Aim of the exercise — Take the lines from the beginning of the material through the line containing "19, fontWeight: 600, fill: INK" and retype them exactly, leaving the pictures out.

Data provided —
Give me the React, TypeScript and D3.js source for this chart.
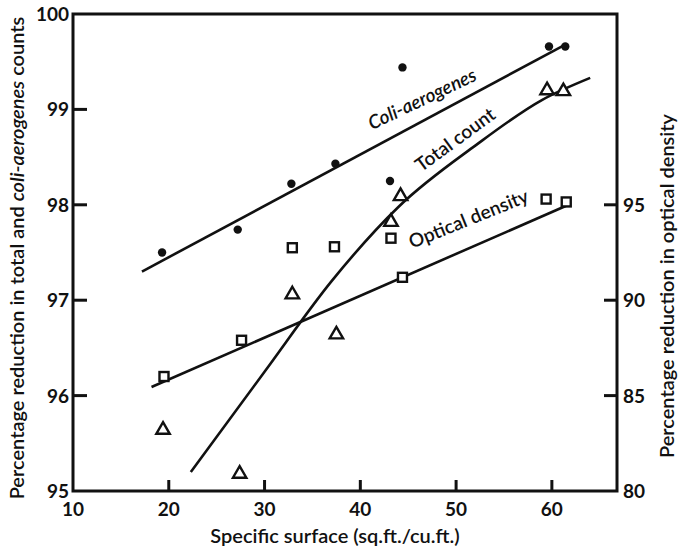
import React from "react";
import * as d3 from "d3";

// Data
const coliX = [19.3, 27.2, 32.8, 37.4, 43.1, 44.4, 59.7, 61.4];
const coliY = [97.5, 97.74, 98.22, 98.43, 98.25, 99.44, 99.66, 99.66];
const totalX = [19.4, 27.4, 32.9, 37.5, 43.2, 44.2, 59.5, 61.2];
const totalY = [95.64, 95.18, 97.06, 96.64, 97.82, 98.09, 99.2, 99.19];
const odX = [19.5, 27.6, 32.9, 37.3, 43.2, 44.4, 59.4, 61.5];
const odY = [86.0, 87.9, 92.75, 92.8, 93.25, 91.2, 95.3, 95.15];

const coliFitX = [17.2, 61.4];
const coliFitY = [97.3, 99.68];
const totalFitX = [22.3, 30, 37, 44, 52, 59, 64];
const totalFitY = [95.2, 96.25, 97.2, 97.98, 98.62, 99.1, 99.33];
const odFitX = [18.2, 61.5];
const odFitY = [85.45, 94.95];

const xTicks = [10, 20, 30, 40, 50, 60];
const yLeftTicks = [95, 96, 97, 98, 99, 100];
const yRightTicks = [80, 85, 90, 95];

const W = 678;
const H = 551;
const FONT = "Lato, 'Open Sans', sans-serif";
const INK = "#111";

export default function App() {
  const x = d3.scaleLinear().domain([10, 66.8]).range([73, 617]);
  const yL = d3.scaleLinear().domain([95, 100]).range([491, 14]);
  const yR = d3.scaleLinear().domain([80, 105]).range([491, 14]);

  const straight = d3.line<[number, number]>().x((d) => d[0]).y((d) => d[1]);
  const smooth = d3
    .line<[number, number]>()
    .x((d) => d[0])
    .y((d) => d[1])
    .curve(d3.curveMonotoneX);

  const coliFit = straight(coliFitX.map((v, i) => [x(v), yL(coliFitY[i])]));
  const totalFit = smooth(totalFitX.map((v, i) => [x(v), yL(totalFitY[i])]));
  const odFit = straight(odFitX.map((v, i) => [x(v), yR(odFitY[i])]));

  const tri = d3.symbol(d3.symbolTriangle, 78)();
  const sq = 9;

  const [x0, x1] = x.range();
  const [yb, yt] = yL.range();

  const tickFont = { fontFamily: FONT, fontSize: 19, fontWeight: 700, fill: INK } as const;
  const titleFont = { fontFamily: FONT, fontSize: 20, fontWeight: 600, fill: INK } as const;
  const lblFont = { fontFamily: FONT, fontSize: 19, fontWeight: 600, fill: INK } as const;

  return (
    <svg width={W} height={H} style={{ display: "block", position: "absolute", left: 0, top: 0 }}>
      <rect width={W} height={H} fill="#fff" />
      {/* frame */}
      <rect x={x0} y={yt} width={x1 - x0} height={yb - yt} fill="none" stroke={INK} strokeWidth={3} />
      {/* left ticks */}
      {yLeftTicks.map((t) => (
        <g key={"yl" + t}>
          {t !== 95 && t !== 100 && (
            <line x1={x0} x2={x0 + 14} y1={yL(t)} y2={yL(t)} stroke={INK} strokeWidth={3} />
          )}
          <text x={x0 - 4} y={yL(t) + 7} textAnchor="end" {...tickFont}>
            {t}
          </text>
        </g>
      ))}
      {/* right ticks */}
      {yRightTicks.map((t) => (
        <g key={"yr" + t}>
          {t !== 80 && (
            <line x1={x1 - 13} x2={x1} y1={yR(t)} y2={yR(t)} stroke={INK} strokeWidth={3} />
          )}
          <text x={x1 + 6} y={yR(t) + 7} textAnchor="start" {...tickFont}>
            {t}
          </text>
        </g>
      ))}
      {/* bottom ticks */}
      {xTicks.map((t) => (
        <g key={"x" + t}>
          {t !== 10 && <line x1={x(t)} x2={x(t)} y1={yb} y2={yb - 11} stroke={INK} strokeWidth={3} />}
          <text x={x(t)} y={yb + 25} textAnchor="middle" {...tickFont}>
            {t}
          </text>
        </g>
      ))}
      {/* axis titles */}
      <text x={335} y={543} textAnchor="middle" {...titleFont}>
        Specific surface (sq.ft./cu.ft.)
      </text>
      <text transform={`translate(24,258) rotate(-90)`} textAnchor="middle" {...titleFont}>
        Percentage reduction in total and <tspan fontStyle="italic">coli-aerogenes</tspan> counts
      </text>
      <text transform={`translate(674,286) rotate(-90)`} textAnchor="middle" {...titleFont}>
        Percentage reduction in optical density
      </text>

      {/* fit lines */}
      <path d={coliFit || ""} fill="none" stroke={INK} strokeWidth={2.6} />
      <path d={totalFit || ""} fill="none" stroke={INK} strokeWidth={2.6} />
      <path d={odFit || ""} fill="none" stroke={INK} strokeWidth={2.6} />

      {/* line labels */}
      <text transform={`translate(425,105) rotate(-25.5)`} textAnchor="middle" fontStyle="italic" {...lblFont}>
        Coli-aerogenes
      </text>
      <text transform={`translate(459,145) rotate(-36)`} textAnchor="middle" {...lblFont}>
        Total count
      </text>
      <text transform={`translate(471,225) rotate(-22)`} textAnchor="middle" {...lblFont}>
        Optical density
      </text>

      {/* markers */}
      {coliX.map((v, i) => (
        <circle key={"c" + i} cx={x(v)} cy={yL(coliY[i])} r={4.2} fill={INK} />
      ))}
      {totalX.map((v, i) => (
        <path
          key={"t" + i}
          d={tri || ""}
          transform={`translate(${x(v)},${yL(totalY[i])})`}
          fill="#fff"
          stroke={INK}
          strokeWidth={2.4}
        />
      ))}
      {odX.map((v, i) => (
        <rect
          key={"s" + i}
          x={x(v) - sq / 2}
          y={yR(odY[i]) - sq / 2}
          width={sq}
          height={sq}
          fill="#fff"
          stroke={INK}
          strokeWidth={2.4}
        />
      ))}
    </svg>
  );
}
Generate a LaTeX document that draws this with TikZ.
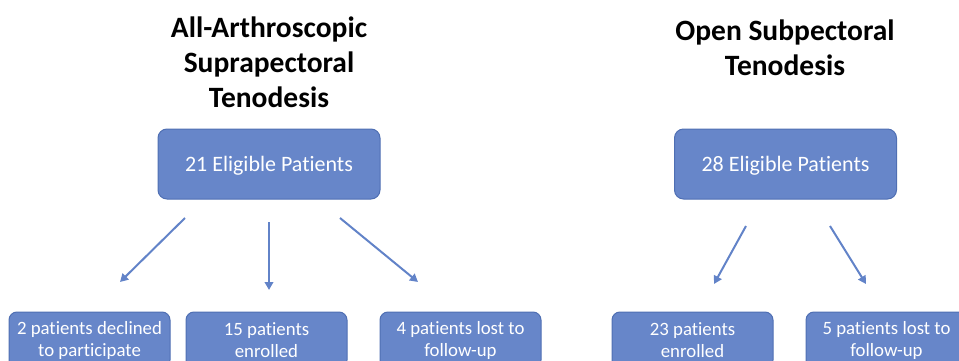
\documentclass[tikz,border=0pt]{standalone}
\usepackage{fontspec}
\setmainfont{Carlito}[Ligatures={NoCommon}]
\usetikzlibrary{arrows.meta}
\definecolor{boxfill}{HTML}{6786C9}
\definecolor{boxline}{HTML}{4F6FB3}
\definecolor{arrowc}{HTML}{6283C8}
\begin{document}
\begin{tikzpicture}[x=1pt,y=-1pt,
  topbox/.style={draw=boxline,line width=1pt,fill=boxfill,rounded corners=9pt,minimum width=222pt,minimum height=70pt,text=white,font=\fontsize{22}{26}\selectfont,inner sep=0pt,text depth=0.5pt},
  botbox/.style={draw=boxline,line width=1pt,fill=boxfill,rounded corners=8pt,minimum width=161pt,minimum height=56pt,text=white,font=\fontsize{18.8}{22}\selectfont,align=center,inner sep=0pt},
  title/.style={font=\bfseries\fontsize{29.5}{35}\selectfont,align=center,inner sep=0pt},
  arr/.style={draw=arrowc,line width=2pt,-{Triangle[length=8pt,width=8.5pt]}}]
\useasboundingbox (0,0) rectangle (959,361);
\clip (0,0) rectangle (959,361);
\node[title] (t1) at (269,62) {All-Arthroscopic\\Suprapectoral\\Tenodesis};
\node[title] (t2) at (785,48) {Open Subpectoral\\Tenodesis};
\node[topbox] (a) at (269,164) {21 Eligible Patients};
\node[topbox] (b) at (785.5,164) {28 Eligible Patients};
\node[botbox] (a1) at (89.5,340) {2 patients declined\\to participate};
\node[botbox] (a2) at (266.5,340) {15 patients\\enrolled};
\node[botbox] (a3) at (460.5,340) {4 patients lost to\\follow-up};
\node[botbox] (b1) at (692.5,340) {23 patients\\enrolled};
\node[botbox] (b2) at (886.5,340) {5 patients lost to\\follow-up};
\coordinate (s1) at (185,218); \coordinate (e1) at (120,282);
\coordinate (s2) at (269,222); \coordinate (e2) at (269,290);
\coordinate (s3) at (340,218); \coordinate (e3) at (418,282);
\coordinate (s4) at (746,226); \coordinate (e4) at (714,284);
\coordinate (s5) at (830,226); \coordinate (e5) at (866,284);
\draw[arr] (s1) -- (e1);
\draw[arr] (s2) -- (e2);
\draw[arr] (s3) -- (e3);
\draw[arr] (s4) -- (e4);
\draw[arr] (s5) -- (e5);
\end{tikzpicture}
\end{document}
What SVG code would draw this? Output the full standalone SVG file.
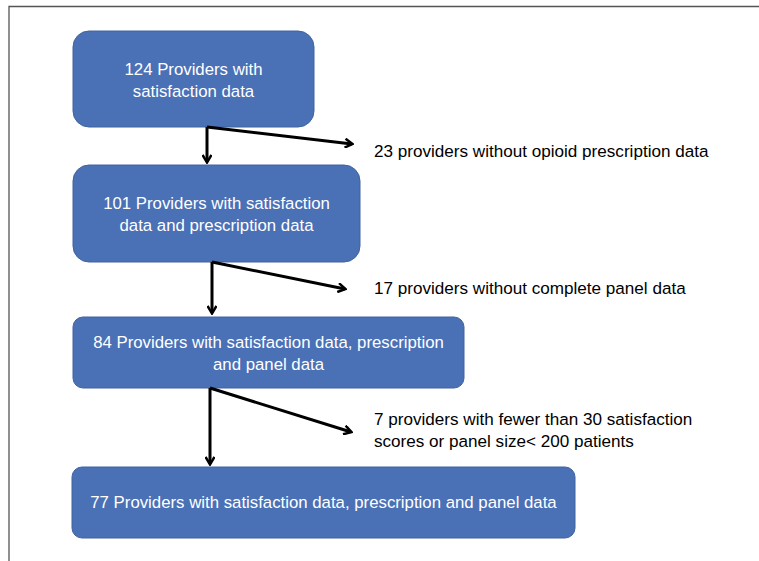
<svg xmlns="http://www.w3.org/2000/svg" width="759" height="561" viewBox="0 0 759 561">
<style>
.box{fill:#4a70b6;stroke:#40649f;stroke-width:1}
.bt{fill:#fff;font-family:"Liberation Sans",Arial,sans-serif;font-size:16.8px;text-anchor:middle}
.lt{fill:#000;font-family:"Liberation Sans",Arial,sans-serif;font-size:17.1px}
.c{fill:none;stroke:#000;stroke-width:3}
</style>
<defs>
<marker id="ah" markerWidth="10" markerHeight="10" refX="8" refY="5" orient="auto" markerUnits="userSpaceOnUse">
<path d="M1,0.5 L8.5,5 L1,9.5" fill="none" stroke="#000" stroke-width="2.5"/>
</marker>
</defs>
<rect width="759" height="561" fill="#fff"/>
<path d="M9,561 V6.5 H759" fill="none" stroke="#555" stroke-width="1.3"/>
<g id="n1"><rect class="box" x="73" y="31" width="241" height="96" rx="16"/>
<text class="bt" x="193.5" y="75">124 Providers with</text>
<text class="bt" x="193.5" y="97">satisfaction data</text></g>
<g id="n2"><rect class="box" x="73" y="165" width="287" height="97" rx="16"/>
<text class="bt" x="216.5" y="209">101 Providers with satisfaction</text>
<text class="bt" x="216.5" y="231">data and prescription data</text></g>
<g id="n3"><rect class="box" x="73" y="317" width="391" height="71" rx="10"/>
<text class="bt" x="268.5" y="348">84 Providers with satisfaction data, prescription</text>
<text class="bt" x="268.5" y="370">and panel data</text></g>
<g id="n4"><rect class="box" x="72" y="467" width="503" height="71" rx="10"/>
<text class="bt" x="323.5" y="508">77 Providers with satisfaction data, prescription and panel data</text></g>
<g id="e1"><text class="lt" x="374" y="157">23 providers without opioid prescription data</text></g>
<g id="e2"><text class="lt" x="374" y="294">17 providers without complete panel data</text></g>
<g id="e3"><text class="lt" x="374" y="425">7 providers with fewer than 30 satisfaction</text>
<text class="lt" x="374" y="447">scores or panel size&lt; 200 patients</text></g>
<g id="connectors">
<path class="c" d="M207,127 V162" marker-end="url(#ah)"/>
<path class="c" d="M207,127 L352,144" marker-end="url(#ah)"/>
<path class="c" d="M212,262 V313" marker-end="url(#ah)"/>
<path class="c" d="M212,262 L345,289" marker-end="url(#ah)"/>
<path class="c" d="M210,388 V464" marker-end="url(#ah)"/>
<path class="c" d="M210,388 L351,432" marker-end="url(#ah)"/>
</g>
</svg>
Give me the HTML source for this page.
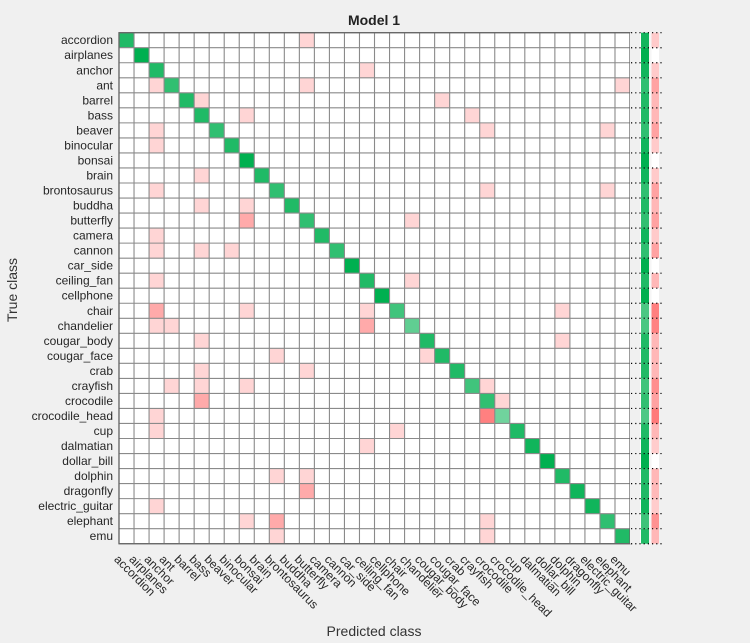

The solution —
Give me the React, TypeScript and D3.js source for this chart.
import React from "react";
import * as d3 from "d3";

// Data
const coliX = [19.3, 27.2, 32.8, 37.4, 43.1, 44.4, 59.7, 61.4];
const coliY = [97.5, 97.74, 98.22, 98.43, 98.25, 99.44, 99.66, 99.66];
const totalX = [19.4, 27.4, 32.9, 37.5, 43.2, 44.2, 59.5, 61.2];
const totalY = [95.64, 95.18, 97.06, 96.64, 97.82, 98.09, 99.2, 99.19];
const odX = [19.5, 27.6, 32.9, 37.3, 43.2, 44.4, 59.4, 61.5];
const odY = [86.0, 87.9, 92.75, 92.8, 93.25, 91.2, 95.3, 95.15];

const coliFitX = [17.2, 61.4];
const coliFitY = [97.3, 99.68];
const totalFitX = [22.3, 30, 37, 44, 52, 59, 64];
const totalFitY = [95.2, 96.25, 97.2, 97.98, 98.62, 99.1, 99.33];
const odFitX = [18.2, 61.5];
const odFitY = [85.45, 94.95];

const xTicks = [10, 20, 30, 40, 50, 60];
const yLeftTicks = [95, 96, 97, 98, 99, 100];
const yRightTicks = [80, 85, 90, 95];

const W = 678;
const H = 551;
const FONT = "Lato, 'Open Sans', sans-serif";
const INK = "#111";

export default function App() {
  const x = d3.scaleLinear().domain([10, 66.8]).range([73, 617]);
  const yL = d3.scaleLinear().domain([95, 100]).range([491, 14]);
  const yR = d3.scaleLinear().domain([80, 105]).range([491, 14]);

  const straight = d3.line<[number, number]>().x((d) => d[0]).y((d) => d[1]);
  const smooth = d3
    .line<[number, number]>()
    .x((d) => d[0])
    .y((d) => d[1])
    .curve(d3.curveMonotoneX);

  const coliFit = straight(coliFitX.map((v, i) => [x(v), yL(coliFitY[i])]));
  const totalFit = smooth(totalFitX.map((v, i) => [x(v), yL(totalFitY[i])]));
  const odFit = straight(odFitX.map((v, i) => [x(v), yR(odFitY[i])]));

  const tri = d3.symbol(d3.symbolTriangle, 78)();
  const sq = 9;

  const [x0, x1] = x.range();
  const [yb, yt] = yL.range();

  const tickFont = { fontFamily: FONT, fontSize: 19, fontWeight: 700, fill: INK } as const;
  const titleFont = { fontFamily: FONT, fontSize: 20, fontWeight: 600, fill: INK } as const;
  const lblFont = { fontFamily: FONT, fontSize: 19, fontWeight: 600, fill: INK } as const;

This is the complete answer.